Halsey knew that the Senator and Joan Richardson had had more than seven hours of uninterrupted time in her apartment. A vigorous guy like Senator Rawls and a very beautiful woman like Joan Richardson could have easily gone at it, Halsey thought, again and again in the course of such a long afternoon and early evening, especially if the 60-year-old Senator used that magical blue pill.

“When did you leave to go shopping?”

“I’m not certain, Detective. Ten, eleven? I didn’t keep track.”

“Did Davey drive you around?”

“No, I got a cab off the street.”

“Where’d you go?”

“Really, Detective, how can I remember that?”

“When did you get back to the apartment?”

“Three-thirty? Four? I had to get ready for the party.”

“Any cell or telephone calls after you got back?”

“Probably not. I might have turned the cell off. There are days when I really don’t want to talk to anyone.”

“Did you use email?”

“I might have. But so many things happened that night, Detective, that I can’t remember much about the day.”

“Did you go to the party with anyone?”

“I answered that yesterday, didn’t I? My friend, Senator Rawls, picked me up.”

“We haven’t been able to reach him. Where is he now?”

“I believe he’s in Paris.”

“He hasn’t returned our calls.”

“He is a busy man, Detective. He must get fifty calls a day. And he’s in Paris, he told me, rehearsing for a movie. I’m sure he’ll get back to you.”

“When you speak to him, please be sure to ask him to give me a call. You have my card.”

Joan Richardson glanced at the large clock above one of the sinks. There were Roman numerals on its face. “I have to leave now, Mr. Halsey,” she said.

“No problem, Mrs. Richardson.”

“Thanks.” Her voice was sardonic, as it sometimes was when she was irritated, impatient, or afraid.

Halsey, wanting the last word, said, “We’ll see you when you get back.”

Joan Richardson was used to having the last word, but this time she let it go.

12.

Juan was never colder in his life. He had been taken before dawn from the prison on the outskirts of Riverhead, where he’d spent three nights in an unheated concrete cell in isolation and without visitors. Dressed in green prison fatigues under a bullet-proof vest that fit rigidly and tightly over his chest, back, and arms, he waited in a holding pen just behind one of the closed doors to the courtroom. It was just as cold here as in his concrete cell. The guards, their weapons in their hands, wore Eisenhower-style bomber jackets.

At last, the iron gate to the holding pen slid open. A slim Asian woman came in. She carried a briefcase. She had absolutely black eyes and black hair.

She said slowly, uncertain whether he spoke English, “Mr. Suarez, I am your lawyer.”

Not speaking, Juan nodded. He was uneasy with Asian people. He had never seen one in Mexico. And, when he arrived in New York, he found work washing dishes by hand fourteen hours a day at a dirty Chinese restaurant on First Avenue just above 96th Street.

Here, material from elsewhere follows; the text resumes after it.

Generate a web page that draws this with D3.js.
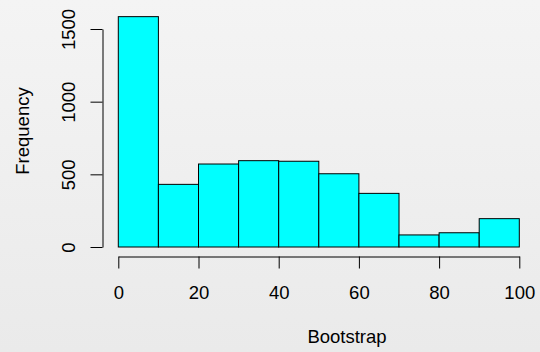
<!DOCTYPE html>
<html>
<head>
<meta charset="utf-8">
<script src="https://cdn.jsdelivr.net/npm/d3@7"></script>
<style>
html,body{margin:0;padding:0;}
svg{display:block;}
text{font-family:"Liberation Sans",Arial,sans-serif;fill:#000;}
</style>
</head>
<body>
<script>
const binStarts = [0,10,20,30,40,50,60,70,80,90];
const binWidth = 10;
const counts = [1585,431,571,594,590,504,369,83,98,195];
const xTicks = [0,20,40,60,80,100];
const yTicks = [0,500,1000,1500];
const xLabel = "Bootstrap";
const yLabel = "Frequency";

const W = 540, H = 352;
const FS = 18.5;
const svg = d3.select("body").append("svg").attr("width", W).attr("height", H);
const defs = svg.append("defs");
const g = defs.append("linearGradient").attr("id","bg").attr("x1",0).attr("y1",0).attr("x2",0).attr("y2",1);
g.append("stop").attr("offset","0%").attr("stop-color","#f4f4f4");
g.append("stop").attr("offset","100%").attr("stop-color","#eaeaea");
svg.append("rect").attr("width",W).attr("height",H).attr("fill","url(#bg)");

const x = d3.scaleLinear().domain([0,100]).range([118.3,519.3]);
const y = d3.scaleLinear().domain([0,1500]).range([247,29]);

// bars
svg.append("g").selectAll("rect").data(binStarts).join("rect")
  .attr("x", (d)=>x(d))
  .attr("width", (d)=>x(d+binWidth)-x(d))
  .attr("y", (d,i)=>y(counts[i]))
  .attr("height", (d,i)=>y(0)-y(counts[i]))
  .attr("fill","#00ffff").attr("stroke","#000").attr("stroke-width",1);

// x axis
const xa = svg.append("g").attr("transform","translate(0,256.5)")
  .call(d3.axisBottom(x).tickValues(xTicks).tickSize(12).tickPadding(17).tickSizeOuter(0));
xa.select(".domain").attr("stroke","#000").attr("stroke-width",1);
xa.selectAll(".tick line").attr("stroke","#000");
xa.selectAll("text").attr("font-size",FS).style("font-family",'"Liberation Sans",Arial,sans-serif');

// y axis
const ya = svg.append("g").attr("transform","translate(102.5,0)")
  .call(d3.axisLeft(y).tickValues(yTicks).tickSize(12).tickSizeOuter(0).tickFormat(d3.format("d")));
ya.select(".domain").attr("stroke","#000");
ya.selectAll(".tick line").attr("stroke","#000");
ya.selectAll("text")
  .attr("font-size",FS).style("font-family",'"Liberation Sans",Arial,sans-serif')
  .attr("x",null).attr("dy",null)
  .attr("text-anchor","middle")
  .attr("transform","translate(-27.5,0) rotate(-90)");

svg.append("text").attr("x",347).attr("y",343).attr("text-anchor","middle")
  .attr("font-size",FS).text(xLabel);
svg.append("text").attr("transform","translate(29.3,131) rotate(-90)").attr("text-anchor","middle")
  .attr("font-size",FS).text(yLabel);
</script>
</body>
</html>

The abrupt, unfriendly man and woman who owned the restaurant never once asked his name, and he knew them only as Mr. and Mrs. Wan. They never said hello or good night. They paid him in cash, handing it to him as if they were reluctant to let it go. In the hot, noisy restaurant, Mr. and Mrs. Wan made slashing hand gestures to relay instructions to him. With the same hand gestures and a few explosive words, they threatened to fire him if he took one minute more than the ten minutes allotted to him during the two breaks in each fourteen-hour shift.

She asked, gently, “Do you speak English?”

“Some, not much.”

“My name is Theresa Bui.”

He nodded.

“I’m your lawyer. Do you understand? I’m a public defender. Do you know what that is?”

“Yes.”

She smiled. It was a kind smile. She said to one of the nearby guards, “I need privacy for a few minutes with Mr. Suarez.”

The men stepped back no more than a foot, no more out of earshot than they had been. They weren’t about to listen to a 34-year-old Asian woman with a briefcase.

Theresa Bui decided to ignore them. She explained that Juan was about to enter the courtroom with her; that she would be handed a paper; that the paper was an “indictment”; that he was accused of the murder of Brad Richardson and the stealing of more than $200,000; and that he would have to say not guilty to the judge.

“Mr. Suarez, you do understand me, don’t you?”